[AIM OF THE EXERCISE]:
Reproduce the material below line by line, beginning with its first line and ending with the line that contains "W, H = 1096, 639"; leave out pictures.

[SUPPLIED DATA]:
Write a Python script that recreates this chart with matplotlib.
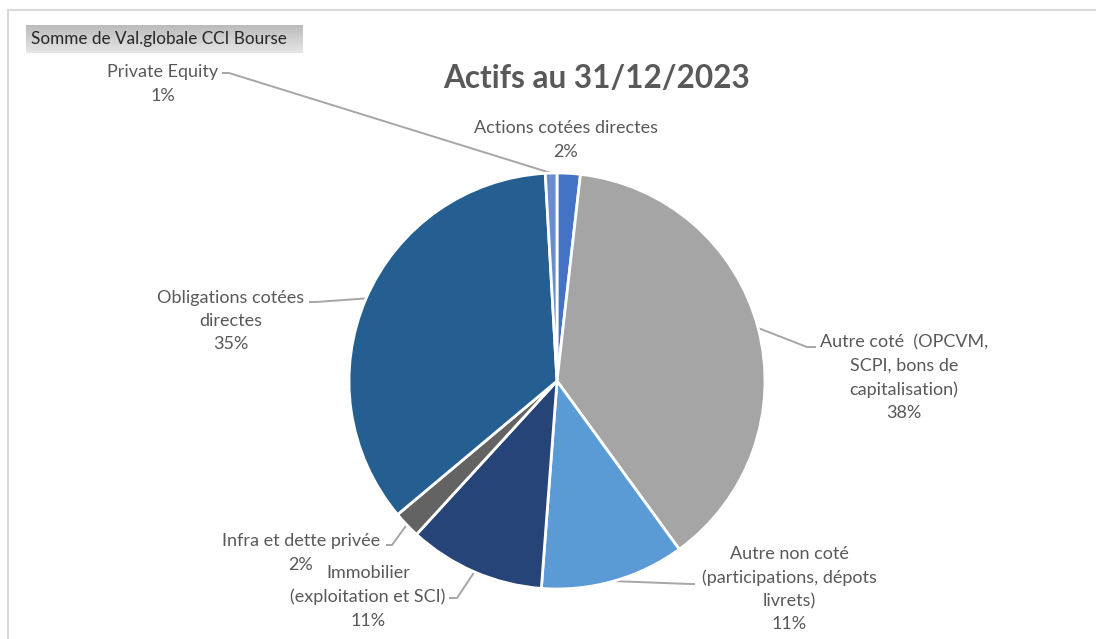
import numpy as np
import matplotlib
matplotlib.use('Agg')
import matplotlib.pyplot as plt
from matplotlib.patches import Rectangle

W, H = 1096, 639

# Data (share of total, in %)
categories = ['Actions cotées directes', 'Autre coté  (OPCVM,\nSCPI, bons de\ncapitalisation)',
              'Autre non coté\n(participations, dépots\nlivrets)', 'Immobilier\n(exploitation et SCI)',
              'Infra et dette privée', 'Obligations cotées\ndirectes', 'Private Equity']
values = [1.8, 38.2, 11.2, 10.6, 2.1, 35.2, 0.9]
colors = ['#4472C4', '#A5A5A5', '#5B9BD5', '#264478', '#636363', '#255E91', '#698ED0']

# label layout (pixel coords, y from top): text centre, leader elbow, leader end
label_pos = [(566, 140), (904, 378), (789, 589), (368, 597), (301, 553), (231, 321), (163, 84)]
leader_elbow = [None, (807, 347), (690, 584), (457, 598), (392, 545), (316, 302), (229, 73)]
leader_end = [None, (816, 347), (695, 584), (449, 598), (386, 545), (309, 302), (222, 73)]

txt_color = '#595959'
font = 'Lato'

fig = plt.figure(figsize=(W / 100, H / 100), dpi=100)
ax = fig.add_axes([0, 0, 1, 1])

def Y(y):
    return H - y

cx, cy, r = 557, Y(381), 208
wedges, _ = ax.pie(values, colors=colors, startangle=90, counterclock=False,
                   center=(cx, cy), radius=r,
                   wedgeprops=dict(edgecolor='white', linewidth=2))
ax.set_xlim(0, W)
ax.set_ylim(0, H)
ax.axis('off')

total = sum(values)
for i, (w, cat, v) in enumerate(zip(wedges, categories, values)):
    lx, ly = label_pos[i]
    ax.text(lx, Y(ly), f'{cat}\n{v / total:.0%}', ha='center', va='center',
            multialignment='center', fontsize=13, color=txt_color,
            family=font, linespacing=1.55)
    if leader_elbow[i] is not None:
        mid = np.deg2rad((w.theta1 + w.theta2) / 2)
        px, py = cx + r * np.cos(mid), cy + r * np.sin(mid)
        ex, ey = leader_elbow[i]
        tx, ty = leader_end[i]
        ax.plot([px, ex, tx], [py, Y(ey), Y(ty)], color='#A6A6A6', lw=1.4,
                solid_capstyle='butt', zorder=0)

# title
ax.text(597, Y(78), 'Actifs au 31/12/2023', ha='center', va='center',
        fontsize=22.7, fontweight='bold', color=txt_color, family=font)

# chart frame (cropped on right/bottom)
ax.add_patch(Rectangle((8, -20), W + 50, Y(10) + 20, fill=False,
                       edgecolor='#D9D9D9', lw=1.5, clip_on=False))

# field button with gradient
bx0, bx1, by0, by1 = 26, 303, 25, 53
grad = np.linspace(0, 1, 64).reshape(-1, 1)
ax.imshow(grad, cmap=matplotlib.colors.LinearSegmentedColormap.from_list('g', ['#E6E6E6', '#BBBBBB']),
          extent=(bx0, bx1, Y(by0), Y(by1)), aspect='auto', zorder=2, origin='upper')
ax.set_xlim(0, W)
ax.set_ylim(0, H)
ax.text(31, Y(39), 'Somme de Val.globale CCI Bourse', ha='left', va='center',
        fontsize=12.3, color='#262626', family=font, zorder=3)

fig.savefig('out.png', dpi=100)
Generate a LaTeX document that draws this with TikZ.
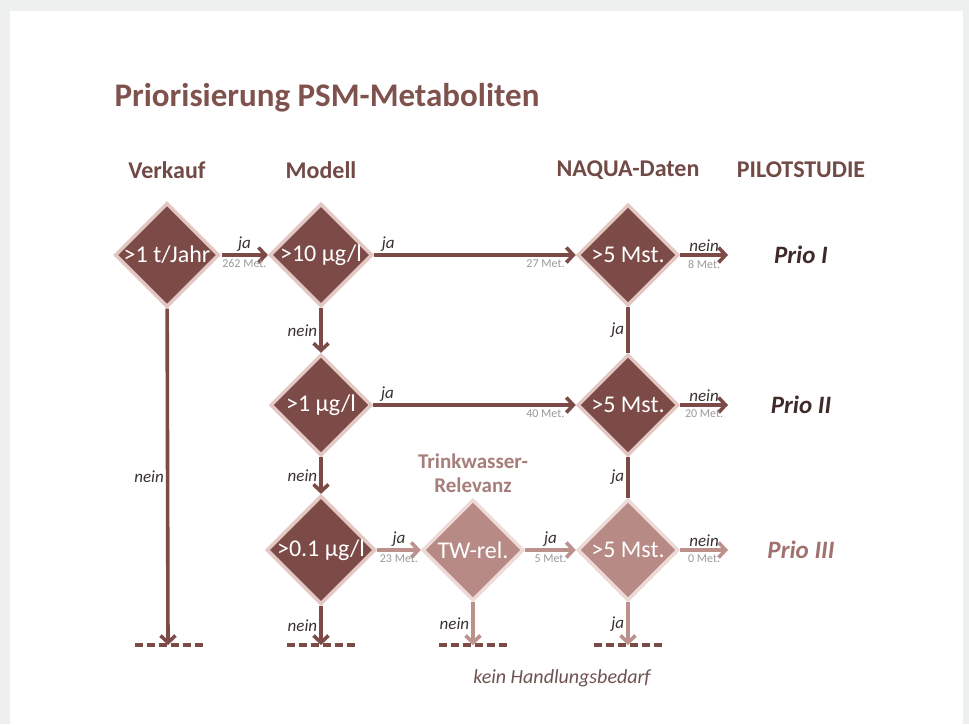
\documentclass[tikz,border=0pt]{standalone}
\usepackage{fontspec}
\setmainfont{Carlito}
\usetikzlibrary{positioning,arrows.meta,shapes.geometric}
\definecolor{darkfill}{HTML}{7D4B47}
\definecolor{lightfill}{HTML}{B78A85}
\definecolor{darkhalo}{HTML}{E3C7C3}
\definecolor{lighthalo}{HTML}{EDD9D6}
\definecolor{lightline}{HTML}{BC918C}
\definecolor{titlecol}{HTML}{7F524E}
\definecolor{headcol}{HTML}{714A46}
\definecolor{twcol}{HTML}{A67E7A}
\definecolor{priocol}{HTML}{3F2A28}
\definecolor{prio3col}{HTML}{A0716D}
\definecolor{labcol}{HTML}{3A3232}
\definecolor{metcol}{HTML}{9A9A9A}
\definecolor{keincol}{HTML}{6E5250}
\definecolor{framecol}{HTML}{EEF0EF}

\begin{document}
\begin{tikzpicture}[
    x=1pt, y=-1pt,
    dia/.style={diamond, draw=darkhalo, line width=3.5pt, fill=darkfill, text=white,
        minimum width=101pt, minimum height=101pt, inner sep=0pt,
        font=\fontsize{24}{26}\selectfont},
    dialight/.style={dia, draw=lighthalo, fill=lightfill},
    head/.style={font=\fontsize{24}{26}\selectfont\bfseries, text=headcol},
    prio/.style={font=\fontsize{25}{27}\selectfont\bfseries\itshape, text=priocol},
    yes/.style={font=\fontsize{17}{18}\selectfont\itshape, text=labcol, inner sep=2pt},
    met/.style={font=\fontsize{12}{13}\selectfont, text=metcol, inner sep=3pt},
    arr/.style={draw=darkfill, line width=3.6pt, -{Straight Barb[length=7pt,width=15pt]}},
    arrlight/.style={arr, draw=lightline},
    ln/.style={draw=darkfill, line width=3.6pt},
    dashline/.style={draw=darkfill, line width=3.6pt, dash pattern=on 8pt off 4pt}
]
    % frame
    \fill[framecol] (0,0) rectangle (969,724);
    \fill[white] (10,11) rectangle (963,724);

    \node[anchor=west, font=\fontsize{33}{35}\selectfont\bfseries, text=titlecol] (title) at (111,98) {Priorisierung PSM-Metaboliten};

    \node[head] (hverk) at (167,170) {Verkauf};
    \node[head] (hmod) at (321,170) {Modell};
    \node[head] (hnaq) at (628,170) {NAQUA-Daten};
    \node[head] (hpilot) at (801,170) {PILOTSTUDIE};

    % diamonds
    \node[dia] (verk) at (167,255) {>1 t/Jahr};
    \node[dia] (mod10) at (321,255) {>10 µg/l};
    \node[dia] (naq1) at (628,255) {>5 Mst.};
    \node[dia] (mod1) at (321,405) {>1 µg/l};
    \node[dia] (naq2) at (628,405) {>5 Mst.};
    \node[dia] (mod01) at (321,550) {>0.1 µg/l};
    \node[dialight] (twrel) at (473,550) {TW-rel.};
    \node[dialight] (naq3) at (628,550) {>5 Mst.};

    \node[head, text=twcol, font=\fontsize{21}{24}\selectfont\bfseries, align=center] (tw) at (473,473) {Trinkwasser-\\Relevanz};

    \node[prio] (prio1) at (801,255) {Prio I};
    \node[prio] (prio2) at (801,405) {Prio II};
    \node[prio, text=prio3col] (prio3) at (801,550) {Prio III};

    \coordinate (p1) at (728,255);
    \coordinate (p2) at (728,405);
    \coordinate (p3) at (728,550);
    \coordinate (e1) at (168,645);
    \coordinate (e2) at (321,645);
    \coordinate (e3) at (473,645);
    \coordinate (e4) at (628,645);

    % row 1
    \draw[arr, shorten <=1pt] (verk) -- node[yes, above] (j1) {ja} node[met, below] (m1) {262 Met.} (mod10);
    \draw[arr] (mod10) -- node[yes, above, pos=0.07] (j2) {ja} node[met, below, pos=0.85] (m2) {27 Met.} (naq1);
    \draw[arr] (naq1) -- node[yes, above] (n1) {nein} node[met, below] (m3) {8 Met.} (p1);

    % row 2
    \draw[arr] (mod1) -- node[yes, above, pos=0.07] (j3) {ja} node[met, below, pos=0.85] (m4) {40 Met.} (naq2);
    \draw[arr] (naq2) -- node[yes, above] (n2) {nein} node[met, below] (m5) {20 Met.} (p2);

    % row 3
    \draw[arrlight] (mod01) -- node[yes, above] (j4) {ja} node[met, below] (m6) {23 Met.} (twrel);
    \draw[arrlight] (twrel) -- node[yes, above] (j5) {ja} node[met, below] (m7) {5 Met.} (naq3);
    \draw[arrlight] (naq3) -- node[yes, above] (n3) {nein} node[met, below] (m8) {0 Met.} (p3);

    % vertical
    \draw[arr] (mod10) -- node[yes, left] (n4) {nein} (mod1);
    \draw[arr] (mod1) -- node[yes, left] (n5) {nein} (mod01);
    \draw[ln] (naq1) -- node[yes, left] (j6) {ja} (naq2);
    \draw[ln] (naq2) -- node[yes, left] (j7) {ja} (naq3);
    \draw[arr] (verk) -- node[yes, left] (n6) {nein} (e1);
    \draw[arr] (mod01) -- node[yes, left] (n7) {nein} (e2);
    \draw[arrlight] (twrel) -- node[yes, left] (n8) {nein} (e3);
    \draw[arrlight] (naq3) -- node[yes, left] (j8) {ja} (e4);

    % dashed ends
    \draw[dashline] ([xshift=-33pt]e1) -- ([xshift=37pt]e1);
    \draw[dashline] ([xshift=-34pt]e2) -- ([xshift=34pt]e2);
    \draw[dashline] ([xshift=-34pt]e3) -- ([xshift=34pt]e3);
    \draw[dashline] ([xshift=-34pt]e4) -- ([xshift=34pt]e4);

    \node[font=\fontsize{20}{22}\selectfont\itshape, text=keincol] (kein) at (562,678) {kein Handlungsbedarf};
\end{tikzpicture}
\end{document}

[ANSWER TO THIS TASK]:
Write a Python script that recreates this chart with matplotlib.
import numpy as np
import matplotlib
matplotlib.use('Agg')
import matplotlib.pyplot as plt
from matplotlib.patches import Rectangle

W, H = 1096, 639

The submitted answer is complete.